Frequently asked questions

Is the Janssens Royal Victorian greenhouse worth the money?

For a grower who wants a permanent glass structure that holds its value and aesthetic for decades, yes. The 4mm tempered glass walls, automatic roof vent openers, misting system, and gutters are all standard at the base price. The catch is running cost: a glass greenhouse at 4mm single pane loses heat roughly twice as fast per square foot as a 10mm twin-wall polycarbonate kit. Budget the heater accordingly before buying.

What is included in the Janssens Royal Victorian standard kit?

Every Royal Victorian ships with the aluminum frame, 4mm tempered glass glazing, automatic roof vent openers, a misting system, louvre window covers, gutters with downspout, and a sliding door. The stated number of roof vents is included per model. You supply the foundation, which must be perfectly level and square before the kit arrives.

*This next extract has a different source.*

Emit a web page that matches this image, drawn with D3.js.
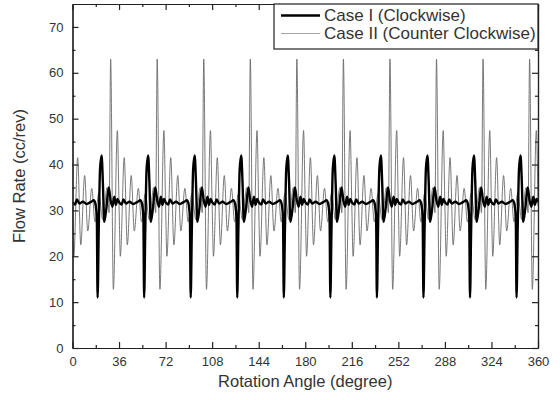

What is the difference between the Royal Victorian and the Hybrid?

The Royal Victorian uses 4mm tempered glass for both walls and roof. The Hybrid uses the same glass walls but replaces the glass roof with a 10mm solar-control polycarbonate panel. The Hybrid costs $3,500 to $5,000 more per model but the polycarbonate roof reduces direct-beam solar heat gain in summer and loses less heat overnight in winter than single-pane glass.

What is the difference between the Royal Victorian and the Junior Victorian?

Sidewall height and roof pitch. The Royal Victorian has 6-foot-7-inch sidewalls; the Junior Victorian drops to 5-foot-2-inch sidewalls at a 38-degree pitch. Both use the same 4mm tempered glass and 17-gauge aluminum frame spec. The Junior Victorian entry price is $8,799 for the JV 23.

Does the Janssens Royal Victorian need a concrete foundation?

It needs a permanent, level foundation, but not necessarily a full concrete slab. Options include a concrete perimeter footing, a full slab, or a precisely leveled steel or treated-lumber base frame. The manufacturer requires the base to be square and level before assembly begins. In frost-heave zones, footings below the frost line are the standard approach. Our greenhouse foundation guide covers the options by climate.